> **Directive**: State only the count of lines in the listing below that hold "with".

> **Provided records**:
>>>
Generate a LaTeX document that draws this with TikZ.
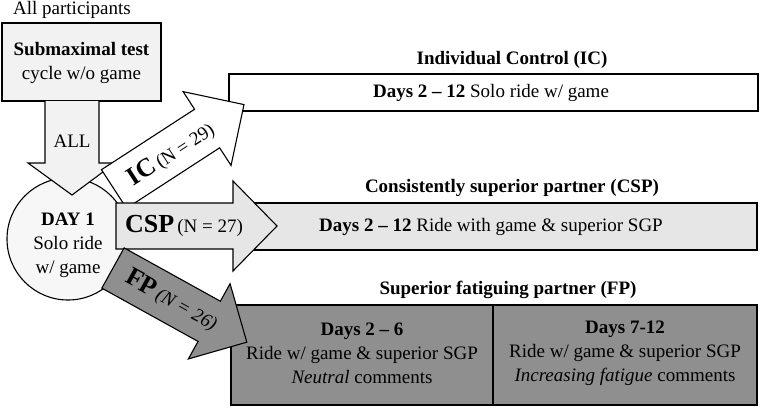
\documentclass[tikz,border=0pt]{standalone}
\usepackage{fontspec}
\setmainfont{Liberation Serif}
\definecolor{subfill}{HTML}{F2F2F2}
\definecolor{circfill}{HTML}{F7F7F7}
\definecolor{cspfill}{HTML}{E6E6E6}
\definecolor{fpfill}{HTML}{8F8F8F}
\begin{document}
\begin{tikzpicture}[x=1pt,y=-1pt,
  font=\fontsize{19}{24}\selectfont,
  line width=1.1pt,
  boxst/.style={draw, rectangle, inner sep=0pt},
  txt/.style={inner sep=0pt, align=center}]
\useasboundingbox (0,0) rectangle (760,407);

% ---- result boxes
\node[boxst, fill=white, minimum width=529pt, minimum height=37pt] (icbox) at (493.5,92.5) {};
\node[txt] (ictext) at (491,92.5) {\textbf{Days 2 – 12} Solo ride w/ game};
\node[txt] (ictitle) at (512,60) {\textbf{Individual Control (IC)}};

\node[boxst, fill=cspfill, minimum width=507pt, minimum height=47pt] (cspbox) at (503.5,226.5) {};
\node[txt] (csptext) at (491,226.5) {\textbf{Days 2 – 12} Ride with game \& superior SGP};
\node[txt] (csptitle) at (512,188) {\textbf{Consistently superior partner (CSP)}};

\node[boxst, fill=fpfill, minimum width=262pt, minimum height=100pt] (fpa) at (362,355) {};
\node[boxst, fill=fpfill, minimum width=264pt, minimum height=100pt] (fpb) at (625,355) {};
\node[txt] (fpatext) at (362,353) {\textbf{Days 2 – 6}\\Ride w/ game \& superior SGP\\\textit{Neutral} comments};
\node[txt] (fpbtext) at (625,353) {\textbf{Days 7-12}\\Ride w/ game \& superior SGP\\\textit{Increasing fatigue} comments};
\node[txt] (fptitle) at (508,290) {\textbf{Superior fatiguing partner (FP)}};

% ---- start
\node[txt] (all) at (72,10) {All participants};
\node[boxst, fill=subfill, minimum width=159pt, minimum height=78pt] (sub) at (81.5,62) {};
\node[txt] (subtext) at (81.5,63) {\textbf{Submaximal test}\\cycle w/o game};

\node[draw, circle, fill=circfill, minimum size=122pt, inner sep=0pt] (day) at (68,239) {};
\node[txt] (daytext) at (68,245) {\textbf{DAY 1}\\Solo ride\\w/ game};

% ---- down arrow
\fill[subfill] (45,101) -- (99,101) -- (99,163) -- (115,163) -- (72,195) -- (28,163) -- (45,163) -- cycle;
\draw[line join=miter] (45,101) -- (45,163) -- (28,163) -- (72,195) -- (115,163) -- (99,163) -- (99,101);
\node[txt] (alllbl) at (72,141) {ALL};

% ---- block arrows
\begin{scope}[shift={(114,189)}, rotate=33]
  \draw[fill=white, line join=miter] (0,-23) -- (111,-23) -- (111,-44) -- (155,0) -- (111,44) -- (111,23) -- (0,23) -- cycle;
  \node[txt, rotate=33] (iclbl) at (67,2) {\textbf{\fontsize{26}{26}\selectfont IC}\,{\fontsize{19}{19}\selectfont(N = 29)}};
\end{scope}
\begin{scope}[shift={(116,226)}]
  \draw[fill=cspfill, line join=miter] (0,-23) -- (117,-23) -- (117,-45) -- (161,0) -- (117,45) -- (117,23) -- (0,23) -- cycle;
  \node[txt] (csplbl) at (68,0) {\textbf{\fontsize{26}{26}\selectfont CSP}\,{\fontsize{19}{19}\selectfont(N = 27)}};
\end{scope}
\begin{scope}[shift={(113,268)}, rotate=-29]
  \draw[fill=fpfill, line join=miter] (0,-23) -- (110,-23) -- (110,-43) -- (153,0) -- (110,43) -- (110,23) -- (0,23) -- cycle;
  \node[txt, rotate=-29] (fplbl) at (67,0) {\textbf{\fontsize{26}{26}\selectfont FP}\,{\fontsize{19}{19}\selectfont\itshape(N = 26)}};
\end{scope}
\end{tikzpicture}
\end{document}
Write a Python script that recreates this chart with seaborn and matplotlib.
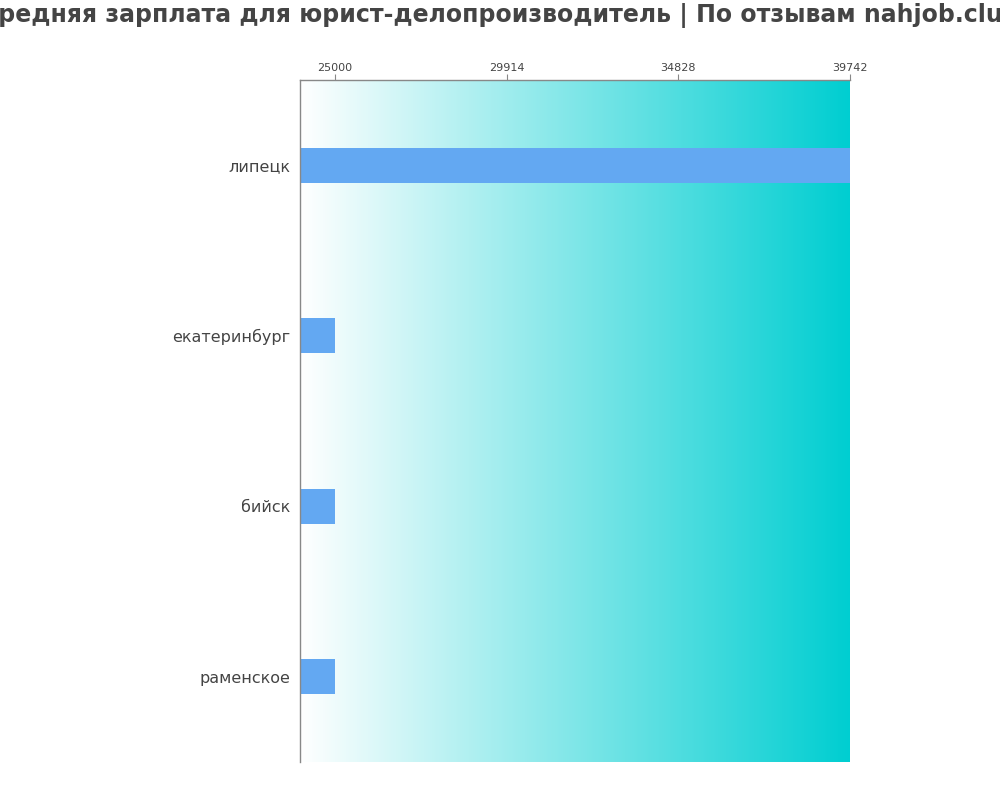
<<<
> **Response to the exercise**: 3